Fish board votes to require early-season registration

Dec 4, 2015

Fishermen will have to drop a blue card and register to fish in any district from the get-go next summer.

Ekuk setnetter Travis Ball talks to a fellow fisherman at the Board of Fisheries Bristol Bay finfish meeting in Anchorage at the Egan Convention Center on Dec. 4, 2015.
Credit KDLG News

The Alaska Board of Fisheries voted unanimously today to get rid of early season free fishing periods in the east side districts. That means next summer, fishermen will have to drop their cards for a specific district when they start fishing, as was asked for in proposal 41.

Before the vote, board member Sue Jeffrey said that most appeared to support that change.

“The majority I believe of the testimony was in favor of this proposal,” she said. “And that also reflects the on-time public comments. There was no opposition to the original proposed 41 and the substitute language clarifies that.”

While most of the room supported it, a few drift fishermen noted that they enjoyed the flexibility. Naknek drifter Everett Thompson said he likes the opportunity to move between districts early in the season, getting a feel for his gear, vessel and the fish before committing to one district.

The board also voted unanimously to make the Togiak District a little more exclusive with the adoption of proposal 44, which closed a loophole that had been used by some drifters to transfer into the district before the July 27, the date it opens up.

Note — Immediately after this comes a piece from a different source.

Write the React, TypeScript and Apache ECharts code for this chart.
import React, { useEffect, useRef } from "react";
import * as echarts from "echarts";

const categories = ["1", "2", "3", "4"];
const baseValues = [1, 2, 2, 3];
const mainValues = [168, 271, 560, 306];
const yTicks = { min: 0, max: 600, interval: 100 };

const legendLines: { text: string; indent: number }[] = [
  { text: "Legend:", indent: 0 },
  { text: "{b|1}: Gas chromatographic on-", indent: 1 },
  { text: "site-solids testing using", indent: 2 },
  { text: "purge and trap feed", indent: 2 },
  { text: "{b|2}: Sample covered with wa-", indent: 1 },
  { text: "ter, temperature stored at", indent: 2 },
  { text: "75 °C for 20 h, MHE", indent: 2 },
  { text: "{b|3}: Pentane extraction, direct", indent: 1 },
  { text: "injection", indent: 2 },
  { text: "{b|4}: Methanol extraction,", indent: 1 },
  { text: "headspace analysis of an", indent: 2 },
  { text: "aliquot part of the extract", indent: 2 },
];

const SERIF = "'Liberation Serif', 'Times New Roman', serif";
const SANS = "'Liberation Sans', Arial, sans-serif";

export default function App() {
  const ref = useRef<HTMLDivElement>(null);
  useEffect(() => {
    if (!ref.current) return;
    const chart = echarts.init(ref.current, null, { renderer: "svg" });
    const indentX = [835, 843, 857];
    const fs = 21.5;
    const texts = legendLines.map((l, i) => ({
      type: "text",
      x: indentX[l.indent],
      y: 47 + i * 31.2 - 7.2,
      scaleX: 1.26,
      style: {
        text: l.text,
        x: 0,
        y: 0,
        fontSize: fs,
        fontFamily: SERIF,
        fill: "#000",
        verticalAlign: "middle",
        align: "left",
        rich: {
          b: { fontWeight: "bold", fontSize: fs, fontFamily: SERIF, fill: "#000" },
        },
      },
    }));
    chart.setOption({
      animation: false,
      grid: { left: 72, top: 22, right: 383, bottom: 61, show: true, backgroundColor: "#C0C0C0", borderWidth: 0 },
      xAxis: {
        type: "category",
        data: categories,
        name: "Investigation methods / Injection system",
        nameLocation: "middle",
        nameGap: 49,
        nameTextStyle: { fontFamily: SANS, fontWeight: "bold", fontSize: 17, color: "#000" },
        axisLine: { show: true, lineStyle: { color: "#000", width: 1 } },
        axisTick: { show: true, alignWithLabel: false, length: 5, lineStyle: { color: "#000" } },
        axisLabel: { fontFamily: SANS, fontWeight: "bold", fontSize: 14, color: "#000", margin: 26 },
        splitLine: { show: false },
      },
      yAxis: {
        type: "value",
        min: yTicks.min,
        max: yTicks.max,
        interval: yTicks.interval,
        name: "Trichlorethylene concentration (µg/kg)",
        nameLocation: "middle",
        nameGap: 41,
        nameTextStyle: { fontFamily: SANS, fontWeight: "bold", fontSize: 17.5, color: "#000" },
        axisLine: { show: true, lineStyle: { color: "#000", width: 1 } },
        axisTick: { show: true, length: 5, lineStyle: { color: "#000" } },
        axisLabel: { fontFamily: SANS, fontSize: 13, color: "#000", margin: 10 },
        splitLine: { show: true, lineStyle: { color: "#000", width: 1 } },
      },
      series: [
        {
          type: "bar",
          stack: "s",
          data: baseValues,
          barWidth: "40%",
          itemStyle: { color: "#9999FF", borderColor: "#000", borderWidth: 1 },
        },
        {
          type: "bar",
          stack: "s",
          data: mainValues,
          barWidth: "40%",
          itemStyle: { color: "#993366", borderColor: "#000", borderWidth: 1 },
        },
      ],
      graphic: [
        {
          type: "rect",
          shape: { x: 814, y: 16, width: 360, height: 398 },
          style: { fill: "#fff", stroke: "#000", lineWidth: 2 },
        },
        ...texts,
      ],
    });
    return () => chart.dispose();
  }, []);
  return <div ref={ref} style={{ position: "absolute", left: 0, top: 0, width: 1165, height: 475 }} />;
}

Other proposed changes failed.  There was little support at the meeting for reducing the 48-hour wait to transfer districts to just 12 hours. Board member Tom Kluberton said in his mind it raised some concerns for management.

“I also feel that it’s got potential for disturbing harvest information for the department to utilize in analyzing run strength and stock compositions in that, if we were to reduce the 48 hours to 12, there was some talk about people being able to transport fish, to move," Kluberton said during the board's deliberations.

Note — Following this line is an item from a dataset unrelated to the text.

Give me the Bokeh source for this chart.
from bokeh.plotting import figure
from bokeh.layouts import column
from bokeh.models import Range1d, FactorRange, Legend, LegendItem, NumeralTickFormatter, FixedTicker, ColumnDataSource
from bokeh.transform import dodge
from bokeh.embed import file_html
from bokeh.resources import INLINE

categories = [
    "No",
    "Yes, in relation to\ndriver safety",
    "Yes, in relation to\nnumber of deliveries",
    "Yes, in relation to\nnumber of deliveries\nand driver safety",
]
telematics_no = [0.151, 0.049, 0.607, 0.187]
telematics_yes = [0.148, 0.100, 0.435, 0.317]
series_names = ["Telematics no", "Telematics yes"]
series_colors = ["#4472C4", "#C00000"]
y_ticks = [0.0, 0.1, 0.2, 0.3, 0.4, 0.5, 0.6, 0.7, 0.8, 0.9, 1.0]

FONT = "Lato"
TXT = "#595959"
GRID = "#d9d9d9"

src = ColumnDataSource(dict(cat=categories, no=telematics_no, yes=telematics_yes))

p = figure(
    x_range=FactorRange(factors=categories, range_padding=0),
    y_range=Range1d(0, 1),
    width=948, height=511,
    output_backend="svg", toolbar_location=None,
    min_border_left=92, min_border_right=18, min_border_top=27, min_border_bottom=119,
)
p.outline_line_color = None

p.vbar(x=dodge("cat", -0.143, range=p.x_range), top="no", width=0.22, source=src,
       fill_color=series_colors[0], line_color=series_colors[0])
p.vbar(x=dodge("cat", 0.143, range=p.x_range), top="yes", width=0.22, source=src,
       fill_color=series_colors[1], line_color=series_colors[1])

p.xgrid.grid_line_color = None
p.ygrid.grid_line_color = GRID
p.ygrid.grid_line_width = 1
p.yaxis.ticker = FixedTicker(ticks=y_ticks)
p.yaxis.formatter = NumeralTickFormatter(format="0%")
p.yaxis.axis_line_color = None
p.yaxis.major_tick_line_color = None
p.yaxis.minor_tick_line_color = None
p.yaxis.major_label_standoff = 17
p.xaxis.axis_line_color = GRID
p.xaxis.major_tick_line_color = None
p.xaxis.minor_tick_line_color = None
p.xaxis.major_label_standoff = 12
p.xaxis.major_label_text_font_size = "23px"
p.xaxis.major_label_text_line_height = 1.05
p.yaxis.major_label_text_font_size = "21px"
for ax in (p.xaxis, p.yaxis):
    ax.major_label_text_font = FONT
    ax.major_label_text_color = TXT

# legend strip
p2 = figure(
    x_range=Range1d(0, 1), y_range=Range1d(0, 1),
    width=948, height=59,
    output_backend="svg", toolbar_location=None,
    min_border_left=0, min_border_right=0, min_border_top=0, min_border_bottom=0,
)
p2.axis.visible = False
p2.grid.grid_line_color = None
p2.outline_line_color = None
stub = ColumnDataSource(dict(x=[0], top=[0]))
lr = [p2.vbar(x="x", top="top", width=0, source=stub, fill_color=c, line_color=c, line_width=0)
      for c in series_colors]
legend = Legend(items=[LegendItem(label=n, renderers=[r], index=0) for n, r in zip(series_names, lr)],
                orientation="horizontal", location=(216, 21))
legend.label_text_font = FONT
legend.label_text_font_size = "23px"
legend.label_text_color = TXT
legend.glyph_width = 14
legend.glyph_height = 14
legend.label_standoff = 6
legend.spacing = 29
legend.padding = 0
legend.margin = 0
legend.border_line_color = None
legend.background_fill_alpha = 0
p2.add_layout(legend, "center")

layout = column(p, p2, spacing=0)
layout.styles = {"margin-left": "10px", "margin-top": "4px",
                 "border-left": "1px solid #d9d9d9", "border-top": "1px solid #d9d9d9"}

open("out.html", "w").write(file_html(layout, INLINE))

The board also voted unanimously against a proposal to eliminate the 48-hour wait for Nushagak District set-netters to transfer sides of the bay. That had mixed testimony earlier in the day.

Clarks Point set-netter Desmond Hurley from Clarks Point was one of its supporters, and said the reality is there are times of the season there are a lot of open sites and the few set-netters still fishing should be able to move around to find the fish. He referenced the silver season, after the sockeye fun, as one point when the transfer time is harmful to his business.

“There’s not that many people that fall fish anymore,” Hurley said. “Certain seasons, you should be able to go to different spots in the Nushagak.”

But many at the meeting opposed the change, including drifter Robert Heyano who said it could create new conflicts between drifters and set-netters.

“A very serious problem is that you can have a drifter in a completely legal set and a mobile set-netter come in and set within the required distance separation and it’s the drifter who gets ticketed,” Heyano said. “Since this regulation is in place, that has eliminated that substantially.”

In other decisions, the board declined the general districts and agreed to require GPS markers to establish boundaries as opposed to the old ADF&G markers. 

The board is expected to deliberate set and drift permit stacking proposals on Saturday; board member Fritz Johnson, of Dillingham, won't be able to vote on the drift proposals.